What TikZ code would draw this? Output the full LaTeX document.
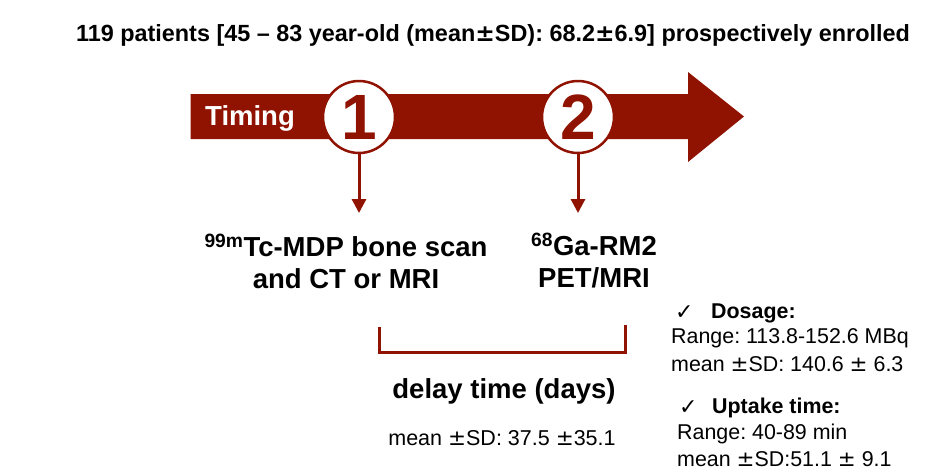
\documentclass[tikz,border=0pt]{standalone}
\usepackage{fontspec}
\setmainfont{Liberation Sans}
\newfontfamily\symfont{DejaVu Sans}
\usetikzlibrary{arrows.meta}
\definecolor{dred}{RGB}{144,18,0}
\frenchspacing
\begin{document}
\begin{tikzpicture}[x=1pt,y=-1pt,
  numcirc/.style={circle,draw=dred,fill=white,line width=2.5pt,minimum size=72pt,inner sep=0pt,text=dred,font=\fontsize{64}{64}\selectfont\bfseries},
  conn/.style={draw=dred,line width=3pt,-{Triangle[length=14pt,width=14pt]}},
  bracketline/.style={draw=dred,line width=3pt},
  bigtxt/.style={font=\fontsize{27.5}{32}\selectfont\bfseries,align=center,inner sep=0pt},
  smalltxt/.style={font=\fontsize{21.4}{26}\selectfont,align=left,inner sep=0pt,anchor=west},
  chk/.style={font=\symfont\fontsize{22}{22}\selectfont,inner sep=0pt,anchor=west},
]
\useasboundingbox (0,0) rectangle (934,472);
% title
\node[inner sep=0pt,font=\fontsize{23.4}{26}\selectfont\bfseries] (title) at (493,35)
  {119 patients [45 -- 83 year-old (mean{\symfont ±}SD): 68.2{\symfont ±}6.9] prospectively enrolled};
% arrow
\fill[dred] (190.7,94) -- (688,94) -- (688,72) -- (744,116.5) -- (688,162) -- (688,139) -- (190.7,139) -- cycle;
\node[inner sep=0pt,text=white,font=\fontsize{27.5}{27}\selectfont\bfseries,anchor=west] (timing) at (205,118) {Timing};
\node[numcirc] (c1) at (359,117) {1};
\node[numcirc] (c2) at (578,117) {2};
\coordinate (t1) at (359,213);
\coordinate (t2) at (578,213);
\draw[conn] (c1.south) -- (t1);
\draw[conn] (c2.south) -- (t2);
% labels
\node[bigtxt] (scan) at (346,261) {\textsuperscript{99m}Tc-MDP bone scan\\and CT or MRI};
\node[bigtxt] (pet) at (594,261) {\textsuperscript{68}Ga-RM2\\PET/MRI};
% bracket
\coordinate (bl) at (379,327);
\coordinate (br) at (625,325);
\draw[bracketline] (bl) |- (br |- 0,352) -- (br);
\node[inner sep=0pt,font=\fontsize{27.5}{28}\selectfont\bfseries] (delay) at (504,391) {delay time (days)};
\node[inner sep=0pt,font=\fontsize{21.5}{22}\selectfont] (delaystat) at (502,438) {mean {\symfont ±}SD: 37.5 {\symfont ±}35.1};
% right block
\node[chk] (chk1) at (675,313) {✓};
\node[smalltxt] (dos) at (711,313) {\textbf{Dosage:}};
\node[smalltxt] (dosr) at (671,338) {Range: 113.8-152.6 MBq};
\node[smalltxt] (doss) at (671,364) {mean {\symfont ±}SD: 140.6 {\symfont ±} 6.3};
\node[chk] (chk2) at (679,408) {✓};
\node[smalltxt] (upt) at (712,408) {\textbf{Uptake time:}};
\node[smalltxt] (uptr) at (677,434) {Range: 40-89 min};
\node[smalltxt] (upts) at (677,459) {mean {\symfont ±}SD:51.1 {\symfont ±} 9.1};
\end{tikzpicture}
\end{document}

************

▸ **TO DO**: Images should not appear in the copy; retype the listing above exactly.

▸ **WORKED SOLUTION**:
What TikZ code would draw this? Output the full LaTeX document.
\documentclass[tikz,border=0pt]{standalone}
\usepackage{fontspec}
\setmainfont{Liberation Sans}
\newfontfamily\symfont{DejaVu Sans}
\usetikzlibrary{arrows.meta}
\definecolor{dred}{RGB}{144,18,0}
\frenchspacing
\begin{document}
\begin{tikzpicture}[x=1pt,y=-1pt,
  numcirc/.style={circle,draw=dred,fill=white,line width=2.5pt,minimum size=72pt,inner sep=0pt,text=dred,font=\fontsize{64}{64}\selectfont\bfseries},
  conn/.style={draw=dred,line width=3pt,-{Triangle[length=14pt,width=14pt]}},
  bracketline/.style={draw=dred,line width=3pt},
  bigtxt/.style={font=\fontsize{27.5}{32}\selectfont\bfseries,align=center,inner sep=0pt},
  smalltxt/.style={font=\fontsize{21.4}{26}\selectfont,align=left,inner sep=0pt,anchor=west},
  chk/.style={font=\symfont\fontsize{22}{22}\selectfont,inner sep=0pt,anchor=west},
]
\useasboundingbox (0,0) rectangle (934,472);
% title
\node[inner sep=0pt,font=\fontsize{23.4}{26}\selectfont\bfseries] (title) at (493,35)
  {119 patients [45 -- 83 year-old (mean{\symfont ±}SD): 68.2{\symfont ±}6.9] prospectively enrolled};
% arrow
\fill[dred] (190.7,94) -- (688,94) -- (688,72) -- (744,116.5) -- (688,162) -- (688,139) -- (190.7,139) -- cycle;
\node[inner sep=0pt,text=white,font=\fontsize{27.5}{27}\selectfont\bfseries,anchor=west] (timing) at (205,118) {Timing};
\node[numcirc] (c1) at (359,117) {1};
\node[numcirc] (c2) at (578,117) {2};
\coordinate (t1) at (359,213);
\coordinate (t2) at (578,213);
\draw[conn] (c1.south) -- (t1);
\draw[conn] (c2.south) -- (t2);
% labels
\node[bigtxt] (scan) at (346,261) {\textsuperscript{99m}Tc-MDP bone scan\\and CT or MRI};
\node[bigtxt] (pet) at (594,261) {\textsuperscript{68}Ga-RM2\\PET/MRI};
% bracket
\coordinate (bl) at (379,327);
\coordinate (br) at (625,325);
\draw[bracketline] (bl) |- (br |- 0,352) -- (br);
\node[inner sep=0pt,font=\fontsize{27.5}{28}\selectfont\bfseries] (delay) at (504,391) {delay time (days)};
\node[inner sep=0pt,font=\fontsize{21.5}{22}\selectfont] (delaystat) at (502,438) {mean {\symfont ±}SD: 37.5 {\symfont ±}35.1};
% right block
\node[chk] (chk1) at (675,313) {✓};
\node[smalltxt] (dos) at (711,313) {\textbf{Dosage:}};
\node[smalltxt] (dosr) at (671,338) {Range: 113.8-152.6 MBq};
\node[smalltxt] (doss) at (671,364) {mean {\symfont ±}SD: 140.6 {\symfont ±} 6.3};
\node[chk] (chk2) at (679,408) {✓};
\node[smalltxt] (upt) at (712,408) {\textbf{Uptake time:}};
\node[smalltxt] (uptr) at (677,434) {Range: 40-89 min};
\node[smalltxt] (upts) at (677,459) {mean {\symfont ±}SD:51.1 {\symfont ±} 9.1};
\end{tikzpicture}
\end{document}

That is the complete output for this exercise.